Earlier today J.P. Green did a fine post on the furor over investigation of torture practices in the Bush administration, defending their necessity as a matter of justice, while fearing they might overshadow the Obama agenda if undertaken too quickly.
But we also want to draw attention to an essay at The New Republic by TDS Co-Editor William Galston, whose own “measured approach” promotes a very thorough investigation that explores the moral as well as legal implications of torture, but also suggests a withdrawal of the threat of prosecution as a way to ensure full disclosure of Bush administration practices. Galston offers this especially interesting observation about pleas to simply change interrogation policies without a good clear look at what it being changed:
More broadly, “turning the page and moving forward” on the torture issue simply reflects a too narrow view of moral and political life.
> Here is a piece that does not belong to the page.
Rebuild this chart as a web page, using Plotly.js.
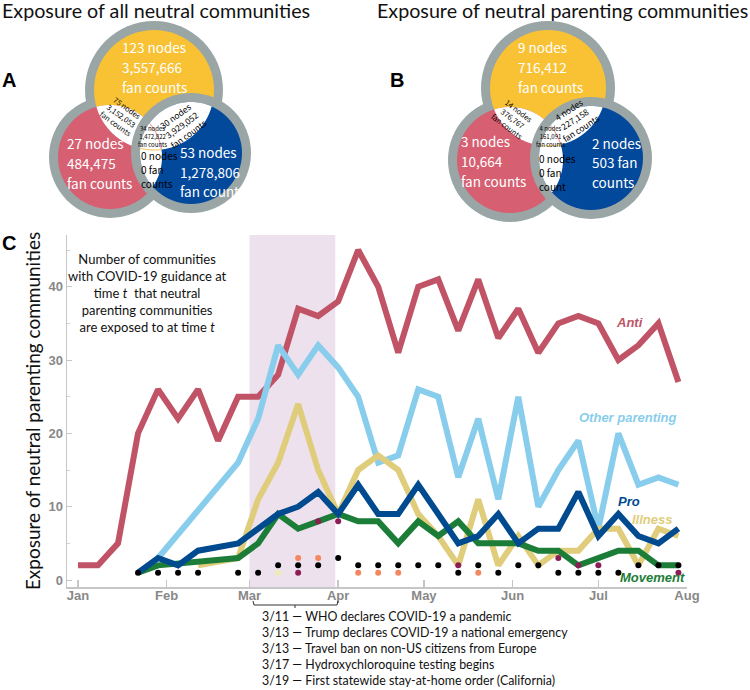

We cannot hope to learn from experience unless we reflect on it as systematically as we can. But more than that: part of what makes us human is a sense of justice, and justice has to be backward-looking to some extent. We cannot make sound judgments about what individuals (or nations) deserve unless we reflect on what they have done. By contrast, looking forward involves deliberation on expected results and invites a kind of utilitarian calculus of costs and benefits. President Obama has demonstrated his capacity to engage in such a calculus, coolly and deliberately. But while he has rightly cautioned against governing in anger, he has yet to show that he viscerally understands anger, which is a core moral and political passion, one that can be used for productive purposes.